Bushido: The Soul of Japan by Inazo Nitobe

Nitobe’s classic still speaks with clarity, conviction, and enduring moral force.

Inazo Nitobe’s Bushido: The Soul of Japan, first published in 1900, is a concise yet philosophically ambitious exploration of the moral and cultural code that shaped the samurai ethos and, by extension, much of traditional Japanese society. Writing in English for a Western audience, Nitobe undertook the unique task of explaining bushido—the unwritten code of the samurai warrior—not merely as a historical curiosity but as a profound ethical system comparable to the chivalric and philosophical traditions of the West.

At its core, Bushido argues that Japan’s warrior class lived not only by the sword but by a deeply rooted moral compass forged through centuries of Confucian, Buddhist, and Shinto influence. Nitobe outlines the key virtues of bushido—including rectitude, courage, benevolence, politeness, sincerity, honor, loyalty, and self-control—presenting each as a pillar of the samurai’s character. These concepts, he contends, were not confined to warriors but permeated Japanese culture broadly, shaping education, family values, and governance.

What sets Nitobe’s work apart is his chosen lens. Rather than offering a purely historical account or martial treatise, he frames bushido in moral-philosophical terms, likening it to European traditions familiar to his target readership. He draws parallels with Christian ethics, Stoicism, and Western chivalry, attempting to bridge East and West at a time when Japan was rapidly modernizing and keen to explain its inner world to foreign powers.

Inazo Nitobe (1862–1933) was exceptionally well-positioned to write this book. A scholar, diplomat, and educator fluent in English and deeply immersed in both Japanese and Western intellectual traditions, Nitobe held a doctorate in political science and was one of the earliest Japanese academics to write extensively in English. His international education—ranging from Japan’s Sapporo Agricultural College to Johns Hopkins University—lent him the rare ability to interpret Japanese culture through a Western idiom without resorting to caricature or pandering.

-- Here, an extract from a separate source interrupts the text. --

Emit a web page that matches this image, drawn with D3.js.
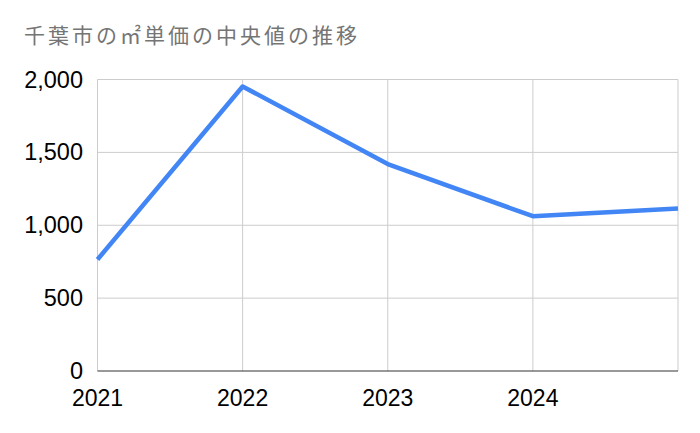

However, scholars have noted that Bushido is not a rigorously sourced historical study. Nitobe references few primary Japanese texts and instead relies heavily on Western literary and philosophical analogues. As a result, the book is more a cultural and moral exposition than a scholarly treatise. While this limits its utility as a historical authority on samurai practices, it succeeds marvelously in illuminating the spirit and psychological framework of bushido as a living ethos in Nitobe’s time.

Nitobe’s prose is elegant, lofty, and steeped in classical allusion. He writes with the rhythm and vocabulary of a 19th-century academic, which may strike some modern readers as ornate or overly formal. Nonetheless, his style reflects a genuine attempt to dignify his subject and to speak with clarity to an educated Western audience. His analogies—between bushido and the Bible, for instance, or between samurai self-sacrifice and Christian martyrdom—are at times strained but often illuminating.

Though his writing can veer toward abstraction, Nitobe occasionally anchors his arguments in concrete anecdotes and cultural observations, which add warmth and specificity to his narrative. His tone is consistently respectful, dignified, and optimistic—qualities that lend the work a timeless moral appeal.

Bushido’s primary strength lies in its bridging of cultural divides. It functions as a work of moral diplomacy, introducing the inner logic of Japanese ethics to a skeptical or uninformed Western readership during a time of increased geopolitical scrutiny. Its conceptual framework is coherent and its moral insights—on loyalty, self-discipline, and the cost of honor—resonate far beyond its immediate cultural context.

Its principal weaknesses stem from its lack of empirical rigor. Nitobe romanticizes the samurai and simplifies historical complexity in service of his philosophical aims. He offers little discussion of the contradictions within bushido—its at times brutal enforcement, or its co-optation by nationalist ideologies in later decades. Thus, the book must be read as a philosophical essay rather than a neutral cultural history.

Over a century later, Bushido remains a foundational text in cross-cultural ethics and Japanese studies. While it lacks the historical granularity of more recent scholarship—such as Karl Friday’s Samurai, Warfare and the State in Early Medieval Japan—it retains significance as a primary document in the global conversation about cultural values. In an age increasingly focused on intercultural dialogue, Nitobe’s work stands as an early and eloquent example of philosophical diplomacy.

Bushido: The Soul of Japan achieves its intended purpose with admirable grace: it introduces a deeply Japanese moral tradition in terms that are both accessible and dignified to outsiders. It is not a book for the empiricist or the military historian, but for the reflective reader interested in cultural ethics, East-West dialogue, or the roots of Japanese moral philosophy.

Recommended for students of philosophy, comparative religion, or Japanese culture—and for any reader seeking insight into the inner life of a civilization often misunderstood.